* _Goal_
Skipping all pictures, set down the lines of the listing from the first through the one with "from bokeh.resources import INLINE".

* _Data block_
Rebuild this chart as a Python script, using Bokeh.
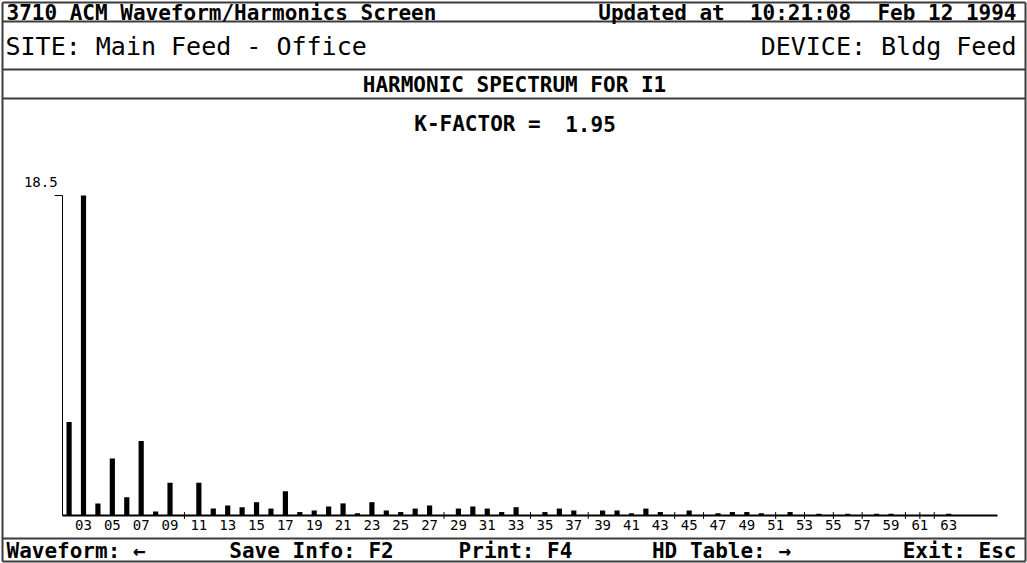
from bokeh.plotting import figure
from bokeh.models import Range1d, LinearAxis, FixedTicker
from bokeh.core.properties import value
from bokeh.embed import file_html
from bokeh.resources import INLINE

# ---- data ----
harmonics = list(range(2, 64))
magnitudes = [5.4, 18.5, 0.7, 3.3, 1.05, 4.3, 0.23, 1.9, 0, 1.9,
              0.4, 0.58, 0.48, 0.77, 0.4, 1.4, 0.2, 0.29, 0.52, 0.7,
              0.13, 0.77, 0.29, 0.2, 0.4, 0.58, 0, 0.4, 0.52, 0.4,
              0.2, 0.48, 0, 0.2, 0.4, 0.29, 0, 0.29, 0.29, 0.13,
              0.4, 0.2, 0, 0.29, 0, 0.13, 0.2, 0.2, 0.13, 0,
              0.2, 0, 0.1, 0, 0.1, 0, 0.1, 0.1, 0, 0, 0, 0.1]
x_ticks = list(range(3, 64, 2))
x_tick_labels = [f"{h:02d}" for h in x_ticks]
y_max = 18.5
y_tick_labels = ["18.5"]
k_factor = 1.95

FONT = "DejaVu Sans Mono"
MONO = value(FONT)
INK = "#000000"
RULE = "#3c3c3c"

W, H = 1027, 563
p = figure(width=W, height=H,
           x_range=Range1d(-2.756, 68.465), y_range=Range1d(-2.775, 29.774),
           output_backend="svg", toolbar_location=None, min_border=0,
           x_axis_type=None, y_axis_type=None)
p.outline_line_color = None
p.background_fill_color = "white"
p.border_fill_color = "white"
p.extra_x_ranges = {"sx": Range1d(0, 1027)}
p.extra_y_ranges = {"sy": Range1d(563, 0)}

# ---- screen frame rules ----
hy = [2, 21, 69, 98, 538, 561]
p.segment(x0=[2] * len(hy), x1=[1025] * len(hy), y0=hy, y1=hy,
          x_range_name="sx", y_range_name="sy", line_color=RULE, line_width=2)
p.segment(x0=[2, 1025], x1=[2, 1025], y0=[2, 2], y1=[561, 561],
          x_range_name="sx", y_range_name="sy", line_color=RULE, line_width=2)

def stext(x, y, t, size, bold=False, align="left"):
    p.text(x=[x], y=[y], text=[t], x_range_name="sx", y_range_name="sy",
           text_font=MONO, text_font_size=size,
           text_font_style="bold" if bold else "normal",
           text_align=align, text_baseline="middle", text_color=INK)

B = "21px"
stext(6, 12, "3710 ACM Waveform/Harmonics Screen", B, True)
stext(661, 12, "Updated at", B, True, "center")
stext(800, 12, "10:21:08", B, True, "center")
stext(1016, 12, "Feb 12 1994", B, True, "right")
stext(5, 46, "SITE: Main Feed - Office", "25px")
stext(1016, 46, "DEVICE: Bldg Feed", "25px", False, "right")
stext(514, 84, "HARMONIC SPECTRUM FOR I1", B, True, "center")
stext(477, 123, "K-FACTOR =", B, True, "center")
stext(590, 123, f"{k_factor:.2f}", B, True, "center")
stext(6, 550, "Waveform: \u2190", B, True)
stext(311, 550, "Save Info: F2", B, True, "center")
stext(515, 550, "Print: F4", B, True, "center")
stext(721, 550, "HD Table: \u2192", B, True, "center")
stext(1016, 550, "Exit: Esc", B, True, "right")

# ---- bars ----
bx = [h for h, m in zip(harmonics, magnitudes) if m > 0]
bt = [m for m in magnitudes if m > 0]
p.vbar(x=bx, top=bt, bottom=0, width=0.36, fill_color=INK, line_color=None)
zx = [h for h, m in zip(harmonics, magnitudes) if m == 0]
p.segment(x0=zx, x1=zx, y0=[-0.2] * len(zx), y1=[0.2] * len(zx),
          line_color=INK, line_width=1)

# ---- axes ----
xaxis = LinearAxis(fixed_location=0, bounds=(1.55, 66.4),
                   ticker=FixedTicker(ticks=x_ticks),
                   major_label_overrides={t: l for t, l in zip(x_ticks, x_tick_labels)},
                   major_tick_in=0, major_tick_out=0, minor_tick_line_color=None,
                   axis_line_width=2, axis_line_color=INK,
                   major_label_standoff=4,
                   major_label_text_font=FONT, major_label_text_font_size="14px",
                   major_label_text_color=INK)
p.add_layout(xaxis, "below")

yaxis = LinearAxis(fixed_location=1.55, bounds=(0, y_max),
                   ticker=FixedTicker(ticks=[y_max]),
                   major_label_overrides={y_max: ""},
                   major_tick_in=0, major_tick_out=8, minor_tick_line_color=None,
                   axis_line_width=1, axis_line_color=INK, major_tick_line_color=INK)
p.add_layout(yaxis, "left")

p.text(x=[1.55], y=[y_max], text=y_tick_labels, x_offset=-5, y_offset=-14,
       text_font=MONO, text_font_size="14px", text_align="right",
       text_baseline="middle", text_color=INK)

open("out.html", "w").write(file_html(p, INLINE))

* _Exercise response_
Rebuild this chart as a Python script, using Bokeh.
from bokeh.plotting import figure
from bokeh.models import Range1d, LinearAxis, FixedTicker
from bokeh.core.properties import value
from bokeh.embed import file_html
from bokeh.resources import INLINE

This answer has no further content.